Almost moussaka


photo (5)

It’s been a crazy few months in our house – hence no blog posts for a while. Since June, we’ve managed to move house, move schools and start on the pump, so both cooking and blogging have taken a back seat. This recipe is the result of running out of time and discovering that shortcuts can be surprisingly good.  It’s almost a moussaka, because I started with the best intentions, following a recipe from I’d got as far as roasting the aubergines and simmering the mince, but then it was school pick-up time, and once the kids got home, I quite frankly couldn’t be bothered with the potato layers and yogurt topping.

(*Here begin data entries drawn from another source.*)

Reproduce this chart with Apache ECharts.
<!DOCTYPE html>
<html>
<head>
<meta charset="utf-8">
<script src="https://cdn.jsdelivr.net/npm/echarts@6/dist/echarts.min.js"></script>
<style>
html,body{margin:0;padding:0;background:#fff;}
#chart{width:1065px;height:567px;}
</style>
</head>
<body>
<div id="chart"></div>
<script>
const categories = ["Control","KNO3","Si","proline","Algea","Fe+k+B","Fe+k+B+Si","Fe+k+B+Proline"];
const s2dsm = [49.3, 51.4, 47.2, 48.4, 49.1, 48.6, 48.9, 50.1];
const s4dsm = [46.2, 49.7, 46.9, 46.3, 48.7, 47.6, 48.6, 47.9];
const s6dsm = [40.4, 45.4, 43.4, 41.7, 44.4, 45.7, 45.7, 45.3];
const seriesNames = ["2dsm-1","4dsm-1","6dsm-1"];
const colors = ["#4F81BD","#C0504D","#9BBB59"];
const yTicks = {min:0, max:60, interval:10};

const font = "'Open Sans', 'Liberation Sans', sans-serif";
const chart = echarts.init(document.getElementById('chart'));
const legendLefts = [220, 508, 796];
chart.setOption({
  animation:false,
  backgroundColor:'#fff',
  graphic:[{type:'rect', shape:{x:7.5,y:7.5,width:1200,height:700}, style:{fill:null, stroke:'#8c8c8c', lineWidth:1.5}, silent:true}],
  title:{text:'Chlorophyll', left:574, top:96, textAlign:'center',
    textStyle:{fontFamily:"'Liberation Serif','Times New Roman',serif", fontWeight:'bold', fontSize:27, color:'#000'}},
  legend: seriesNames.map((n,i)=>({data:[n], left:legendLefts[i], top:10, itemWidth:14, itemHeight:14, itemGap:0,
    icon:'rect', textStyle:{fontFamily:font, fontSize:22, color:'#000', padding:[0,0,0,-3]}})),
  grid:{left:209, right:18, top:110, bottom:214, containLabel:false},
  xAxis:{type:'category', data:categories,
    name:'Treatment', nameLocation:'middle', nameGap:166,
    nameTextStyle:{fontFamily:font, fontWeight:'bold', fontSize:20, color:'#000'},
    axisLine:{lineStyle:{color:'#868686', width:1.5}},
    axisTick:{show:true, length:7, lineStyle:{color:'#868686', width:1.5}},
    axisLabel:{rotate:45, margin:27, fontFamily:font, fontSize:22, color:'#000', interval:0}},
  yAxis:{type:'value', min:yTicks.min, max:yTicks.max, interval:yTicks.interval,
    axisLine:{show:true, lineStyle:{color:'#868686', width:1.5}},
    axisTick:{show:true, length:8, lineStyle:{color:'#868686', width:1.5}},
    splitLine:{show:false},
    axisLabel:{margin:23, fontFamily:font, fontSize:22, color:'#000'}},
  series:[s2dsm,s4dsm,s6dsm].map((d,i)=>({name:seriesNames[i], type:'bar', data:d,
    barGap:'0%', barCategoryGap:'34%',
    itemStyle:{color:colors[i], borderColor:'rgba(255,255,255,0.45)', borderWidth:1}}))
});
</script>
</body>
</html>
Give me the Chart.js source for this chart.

So it’s ended up as a low-carb, lower fat alternative, which can’t be a bad thing.  Serve it with some strips of warm wholemeal pitta bread on the side to dip into the mince if your kids need some starchy carbs.

 Ingredients (serves 5):

  • 2 tbsp olive or rapeseed oil
  • 1 onion, chopped (or use frozen chopped onion)
  • 2 cloves garlic, chopped (or use frozen chopped garlic)
  • 2 large carrots, diced
  • 450g extra lean minced beef
  • 100ml white wine
  • 1 tsp ground cinnamon
  • ¼ tsp ground allspice
  • 400g tin chopped tomatoes
  • 2 tbsp tomato purée
  • a mix of chopped oregano and flat-leaf parsley (frozen or dried is fine)
  • 3 aubergines
  • 1 tbsp lemon juice


  1. Heat 1 tbsp oil in a large pan. Tip in the onion and garlic and fry for a few minutes, then add the carrots and cook for another couple of minutes. Stir the meat into the pan, and fry it until the meat is browned. Pour in the wine and briefly cook until most of the liquid has evaporated. Stir in the cinnamon and allspice. Tip in the tomatoes, tomato purée and 1 tbsp water, and stir it all together. Season with some pepper, add the oregano and parsley, cover, then simmer on a low heat for 50 mins, stirring occasionally.
  2. While the meat cooks, prepare the aubergines. Heat the oven to 200C/fan 180C/ gas 6. Brush a little  oil onto 2 large baking sheets. Mix the rest of the oil with the lemon juice. Slice the aubergines into 1cm thick slices, then lay them on the oiled baking sheets. Brush with the oil and lemon mix, then season with pepper. Bake for 20-25 mins until soft, then set aside. Lower oven to 180C/fan 160C/gas 4.
  3. Spread half the meat mixture on the bottom of an ovenproof dish. Overlap the aubergine slices on top and then spoon over the rest of the meat mixture.
  4. Sprinkle a mixture of grated mozzarella, low fat cheddar and parmesan over the top, and bake in the oven for about 20 minutes until bubbling.
  5. Serve with a green salad and warm strips of wholemeal pitta bread.